You said your post was missing. One that you had started. I think I remember reading it when you mentioned the 7 weeks you talked about. I don't recall anything wrong with it. I know when someone first posts when they go back to their post to read it over they have something like 45 minutes to edit it or cancel it....did you hit the delete word by mistake? Sometimes if you post to much they will not let you post for a while, but they usually give you a notice on the posting area when you press the "post message" wording. I know there is a place on the forum where you can question something or report something, but I don't remember reading anything wrong in anyones post and I usually try to read them all each day. Not sure what happened to yours.
Dear Dana, Would you like to redo your first post? As Susan pointed out perhaps you accidently cancelled it. We are a very close group here. We all have issues which are different yet very much the same. Your husband is not well. His life caught up with him and he is trying to run away from it. He can't out run it and everytime he looks back it is right behind him. You need to see a therapist to help you deal with your grief. I do truely believe God puts us in these situations to force us to change our lives for the better. We sacrifice ourselves to try and save our very damaged marriages. This is a time to heal and find yourself. He is a lost soul and if you let him he is going to take you down with him. We are all here for you to vent to. We have all poured our hearts out here so please feel free to do the same.

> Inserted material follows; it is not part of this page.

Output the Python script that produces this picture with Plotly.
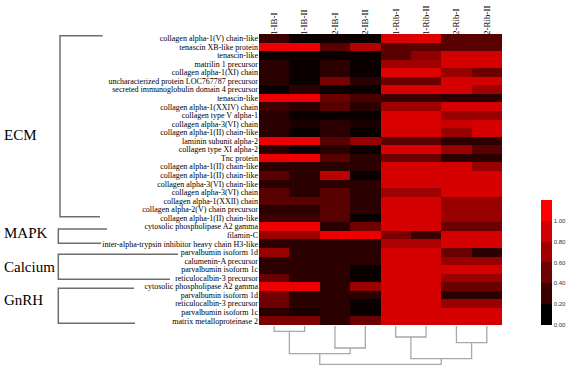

The first few months are the most difficult. It's natural to grieve for a while because you've lost a long-held relationship that was such a core part of your identity. If he’s mentally unstable, you probably should have left some time ago. Be gentle on yourself. Seek help from a counselor or therapist to help you heal your emotional wounds. You didn’t do anything wrong.
Know that things will get a lot better in the coming months. Use this time for personal growth and to nurture your soul. Take time to get in touch with the beauty of nature, listen to some relaxing music, spend some time at a spa, cuddle your favorite pet, watch your favorite comedies. Think about what you’d love to do with your life, now that you’re not constrained by your husband anymore. Once you let go of the negative thoughts, you’ll relish the freedom of your new life. And all kinds of new opportunities will open up for you.